Copy each line containing the word "with" from the records that follow, please.

**Provided information**
□ □ □ □ □ □ □

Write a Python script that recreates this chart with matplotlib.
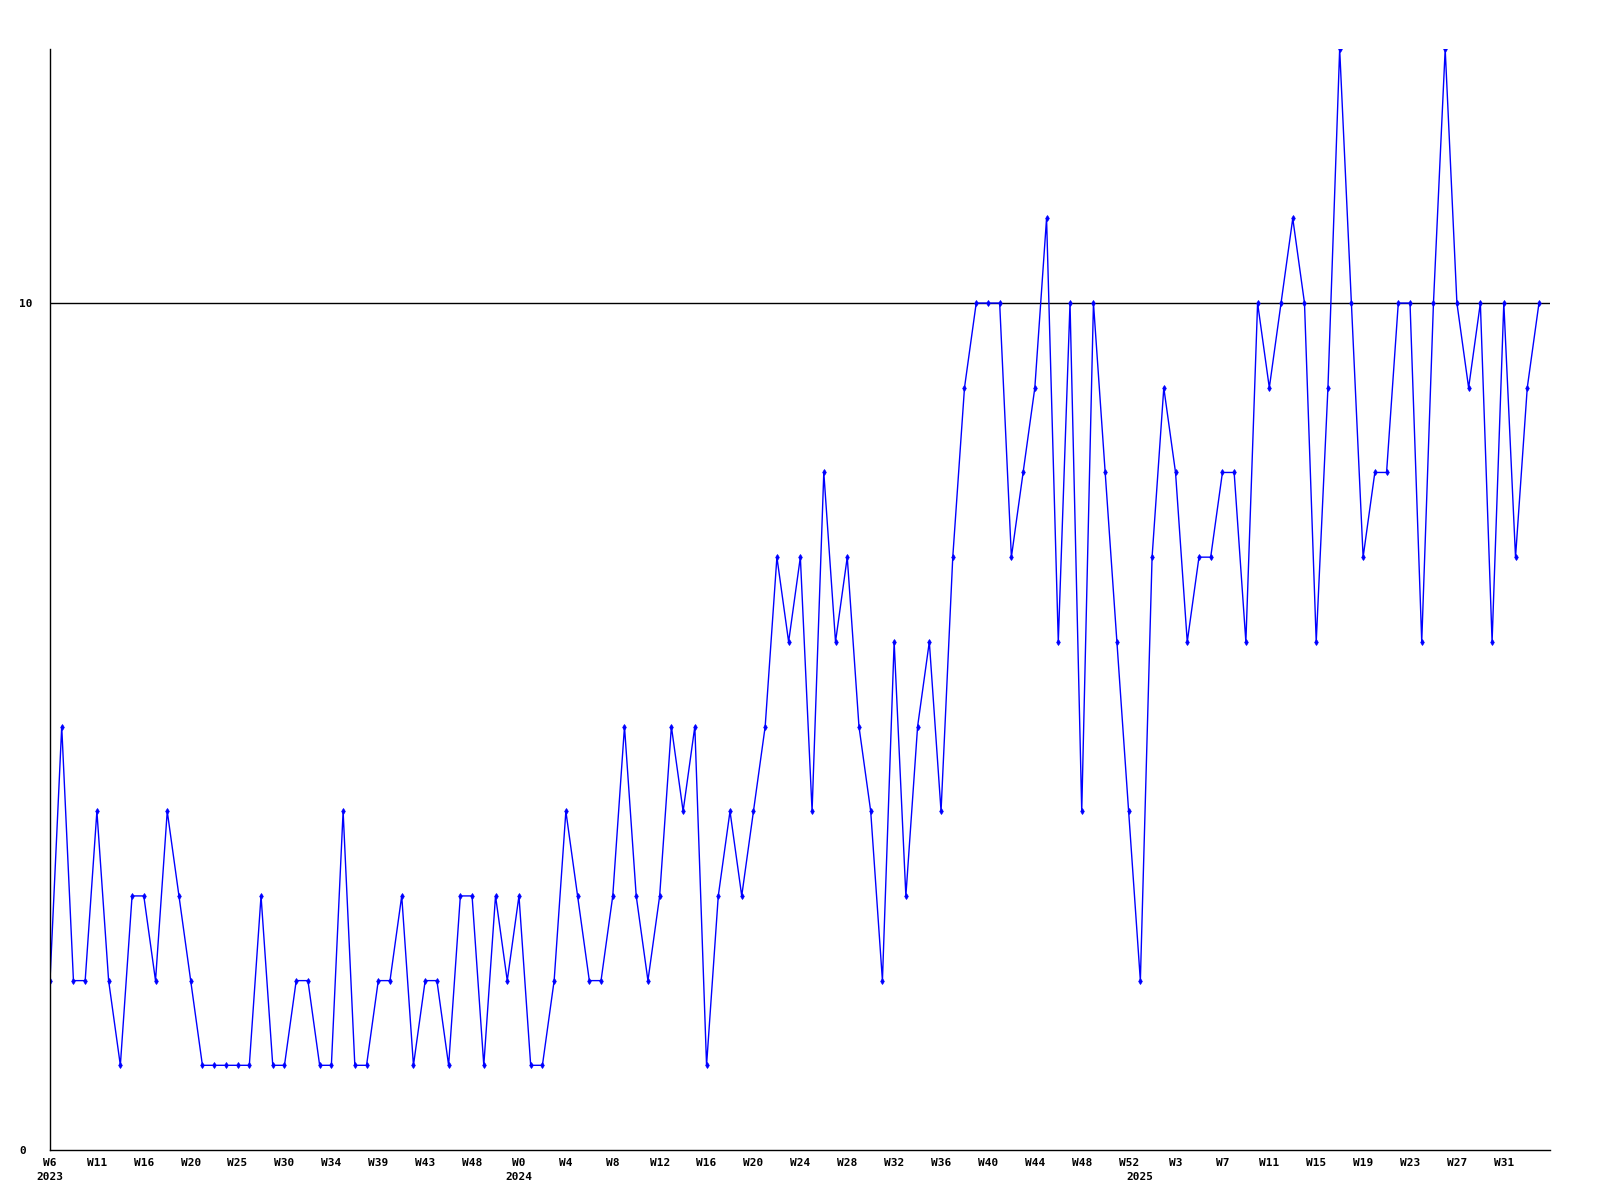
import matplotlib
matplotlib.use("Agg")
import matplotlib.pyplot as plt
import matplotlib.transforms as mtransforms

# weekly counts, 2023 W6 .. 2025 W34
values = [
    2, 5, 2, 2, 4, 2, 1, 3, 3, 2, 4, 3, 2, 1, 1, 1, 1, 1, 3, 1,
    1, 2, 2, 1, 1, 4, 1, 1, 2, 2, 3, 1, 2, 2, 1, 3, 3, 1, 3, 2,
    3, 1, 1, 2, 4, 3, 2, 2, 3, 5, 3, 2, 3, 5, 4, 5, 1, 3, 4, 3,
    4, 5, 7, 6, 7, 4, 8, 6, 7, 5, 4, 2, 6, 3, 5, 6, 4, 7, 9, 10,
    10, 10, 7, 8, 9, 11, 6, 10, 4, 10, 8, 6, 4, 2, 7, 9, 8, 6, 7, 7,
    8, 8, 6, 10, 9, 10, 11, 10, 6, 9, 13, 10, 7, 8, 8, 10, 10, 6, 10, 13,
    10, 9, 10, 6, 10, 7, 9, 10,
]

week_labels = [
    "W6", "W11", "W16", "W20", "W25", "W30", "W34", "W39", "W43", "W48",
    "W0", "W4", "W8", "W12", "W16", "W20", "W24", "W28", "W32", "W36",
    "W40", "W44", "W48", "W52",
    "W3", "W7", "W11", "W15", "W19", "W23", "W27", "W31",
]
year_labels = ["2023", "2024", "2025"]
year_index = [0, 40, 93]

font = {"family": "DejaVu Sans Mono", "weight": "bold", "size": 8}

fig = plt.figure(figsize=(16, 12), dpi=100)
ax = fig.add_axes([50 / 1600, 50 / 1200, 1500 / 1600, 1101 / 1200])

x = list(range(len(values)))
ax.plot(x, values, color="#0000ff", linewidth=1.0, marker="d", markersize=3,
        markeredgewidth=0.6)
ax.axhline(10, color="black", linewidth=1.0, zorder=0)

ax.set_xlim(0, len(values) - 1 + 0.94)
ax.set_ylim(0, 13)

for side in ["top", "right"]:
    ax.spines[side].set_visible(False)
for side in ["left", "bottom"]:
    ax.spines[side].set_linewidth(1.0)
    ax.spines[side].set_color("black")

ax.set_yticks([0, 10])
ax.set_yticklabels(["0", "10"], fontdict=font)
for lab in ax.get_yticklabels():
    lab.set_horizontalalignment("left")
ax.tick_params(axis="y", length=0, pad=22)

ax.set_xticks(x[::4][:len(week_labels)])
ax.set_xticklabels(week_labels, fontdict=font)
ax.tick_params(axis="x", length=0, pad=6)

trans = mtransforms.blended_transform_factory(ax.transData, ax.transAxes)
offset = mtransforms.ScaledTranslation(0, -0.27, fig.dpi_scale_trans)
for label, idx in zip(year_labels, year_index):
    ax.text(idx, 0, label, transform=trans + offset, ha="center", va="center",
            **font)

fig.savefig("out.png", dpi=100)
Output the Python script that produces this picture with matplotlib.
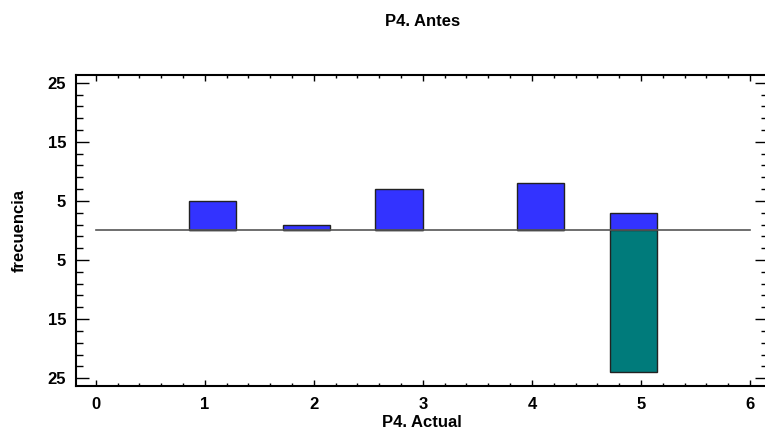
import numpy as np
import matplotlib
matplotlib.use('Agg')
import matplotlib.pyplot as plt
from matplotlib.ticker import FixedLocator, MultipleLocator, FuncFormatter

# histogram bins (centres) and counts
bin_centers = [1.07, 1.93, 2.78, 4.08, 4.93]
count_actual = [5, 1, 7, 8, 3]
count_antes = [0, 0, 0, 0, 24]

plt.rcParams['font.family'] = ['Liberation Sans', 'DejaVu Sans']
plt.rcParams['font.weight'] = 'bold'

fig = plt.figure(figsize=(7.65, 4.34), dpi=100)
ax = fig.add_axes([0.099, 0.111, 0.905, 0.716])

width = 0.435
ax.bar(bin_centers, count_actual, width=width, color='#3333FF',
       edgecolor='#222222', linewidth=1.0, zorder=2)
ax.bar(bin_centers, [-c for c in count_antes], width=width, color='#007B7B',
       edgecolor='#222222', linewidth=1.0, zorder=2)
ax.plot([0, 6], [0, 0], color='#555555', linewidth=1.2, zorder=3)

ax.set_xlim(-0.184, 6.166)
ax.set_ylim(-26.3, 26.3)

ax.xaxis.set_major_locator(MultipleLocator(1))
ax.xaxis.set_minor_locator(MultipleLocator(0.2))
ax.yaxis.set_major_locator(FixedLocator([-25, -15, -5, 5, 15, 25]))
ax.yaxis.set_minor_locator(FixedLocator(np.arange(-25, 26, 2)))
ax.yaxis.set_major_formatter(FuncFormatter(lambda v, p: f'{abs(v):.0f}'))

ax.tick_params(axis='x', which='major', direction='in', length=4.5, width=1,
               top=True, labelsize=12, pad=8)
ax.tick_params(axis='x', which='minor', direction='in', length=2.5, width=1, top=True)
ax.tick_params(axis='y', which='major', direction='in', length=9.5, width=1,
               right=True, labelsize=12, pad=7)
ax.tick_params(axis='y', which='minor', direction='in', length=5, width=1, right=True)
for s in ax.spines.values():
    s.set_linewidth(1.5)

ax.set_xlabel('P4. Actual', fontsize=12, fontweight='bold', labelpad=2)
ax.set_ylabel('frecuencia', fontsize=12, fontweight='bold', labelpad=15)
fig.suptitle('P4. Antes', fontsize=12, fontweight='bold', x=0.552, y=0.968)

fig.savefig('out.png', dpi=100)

□ □ □ □ □ □ □

**Solution for this problem**
Write a Python script that recreates this chart with matplotlib.
Output the Python script that produces this picture with matplotlib.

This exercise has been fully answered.